Exactly retype the lines from the top of the data through the line containing "2996, 2960, 3154]", leaving out every picture.

[start]

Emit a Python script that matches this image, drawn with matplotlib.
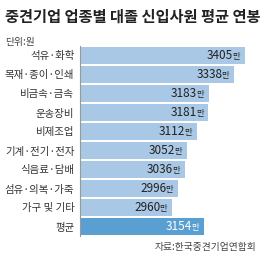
import matplotlib.pyplot as plt

plt.rcParams['font.family'] = ['Noto Sans CJK KR', 'DejaVu Sans']

categories = ['석유·화학', '목재·종이·인쇄', '비금속·금속', '운송장비', '비제조업',
              '기계·전기·전자', '식음료·담배', '섬유·의복·가죽', '가구 및 기타', '평균']
values = [3405, 3338, 3183, 3181, 3112, 3052, 3036, 2996, 2960, 3154]

W, H = 270, 257
fig = plt.figure(figsize=(W / 100, H / 100), dpi=100)
fig.patch.set_facecolor('white')

# axes placed in pixel units: left 80, right 270, top 46, bottom 236
ax = fig.add_axes([80 / W, 1 - 236 / H, 190 / W, 190 / H])
ax.set_xlim(2399, 3557)
ax.set_ylim(len(values) - 0.5, -0.5)

light = '#a8c8e6'
dark = '#5a9fd2'
colors = [light] * (len(values) - 1) + [dark]
ypos = list(range(len(values)))
ax.barh(ypos, [v - 2399 for v in values], left=2399, height=0.88, color=colors)

for y, v, c in zip(ypos, values, colors):
    tc = 'white' if c == dark else '#222222'
    ax.annotate('만', (v, y), xytext=(-3.5, -0.5), textcoords='offset points',
                ha='right', va='center', fontsize=6, color=tc)
    ax.annotate(str(v), (v, y), xytext=(-8.5, 0), textcoords='offset points',
                ha='right', va='center', fontsize=8.5, color=tc)

ax.set_yticks(ypos)
ax.set_yticklabels(categories, fontsize=7.5, color='#333333')
ax.tick_params(axis='y', length=0, pad=4)
ax.set_xticks([])
for s in ['top', 'right', 'bottom']:
    ax.spines[s].set_visible(False)
ax.spines['left'].set_color('#999999')
ax.spines['left'].set_linewidth(0.8)

fig.text(5 / W, 1 - 17 / H, '중견기업 업종별 대졸 신입사원 평균 연봉',
         fontsize=11, fontweight='bold', color='#222222', ha='left', va='center')
fig.text(5 / W, 1 - 42 / H, '단위:원', fontsize=7, color='#444444',
         ha='left', va='center')
fig.text(256 / W, 1 - 247 / H, '자료:한국중견기업연합회', fontsize=7,
         color='#444444', ha='right', va='center')

fig.savefig('out.png', dpi=100)
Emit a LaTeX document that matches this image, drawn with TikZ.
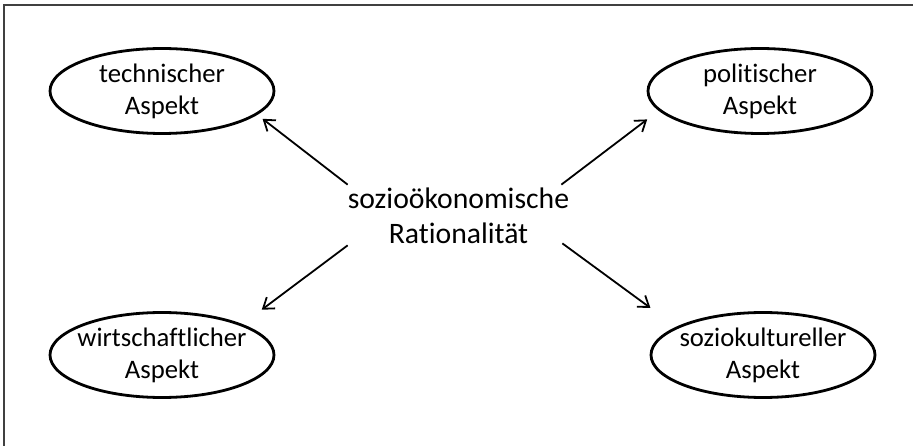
\documentclass[tikz,border=0pt]{standalone}
\usepackage{fontspec}
\setmainfont{Carlito}[Ligatures={NoCommon}]
\usetikzlibrary{shapes.geometric,arrows.meta,calc}
\tikzset{
  aspect/.style={ellipse, draw=black, line width=2.8pt, minimum width=224pt, minimum height=85pt,
    inner xsep=-20pt, inner ysep=-6pt, align=center, font=\fontsize{26.7pt}{32pt}\selectfont},
  centre/.style={inner sep=0pt, align=center, font=\fontsize{29.7pt}{35.5pt}\selectfont},
  arr/.style={line width=1.8pt, -{Straight Barb[length=10pt,width=14pt]}},
  frame/.style={draw=black!75, line width=2pt}
}
\begin{document}
\begin{tikzpicture}[x=1pt,y=-1pt]
\useasboundingbox (0,0) rectangle (913,446);
\fill[white] (0,0) rectangle (913,446);
\coordinate (fa) at (4,446);
\coordinate (fb) at (4,5);
\coordinate (fc) at (913,5);
\draw[frame] (fa) -- (fb) -- (fc);

\node[aspect] (t) at (162,91) {technischer\\Aspekt};
\node[aspect] (p) at (760,91) {politischer\\Aspekt};
\node[aspect] (w) at (162,355) {wirtschaftlicher\\Aspekt};
\node[aspect] (s) at (763,355) {soziokultureller\\Aspekt};

\node[centre] (c) at (458.5,216) {sozioökonomische\\Rationalität};

\draw[arr, shorten >=6.6pt] ([yshift=3pt]c.north west) -- (t.-14.7);
\draw[arr, shorten >=14.4pt] ([xshift=-8pt,yshift=3pt]c.north east) -- (p.191);
\draw[arr, shorten >=24pt] ([yshift=-1pt]c.south west) -- (w.21.5);
\draw[arr, shorten >=31.9pt] ([xshift=-7pt,yshift=1pt]c.south east) -- (s.162.9);
\end{tikzpicture}
\end{document}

[end]

### Written solution
Emit a Python script that matches this image, drawn with matplotlib.
import matplotlib.pyplot as plt

plt.rcParams['font.family'] = ['Noto Sans CJK KR', 'DejaVu Sans']

categories = ['석유·화학', '목재·종이·인쇄', '비금속·금속', '운송장비', '비제조업',
              '기계·전기·전자', '식음료·담배', '섬유·의복·가죽', '가구 및 기타', '평균']
values = [3405, 3338, 3183, 3181, 3112, 3052, 3036, 2996, 2960, 3154]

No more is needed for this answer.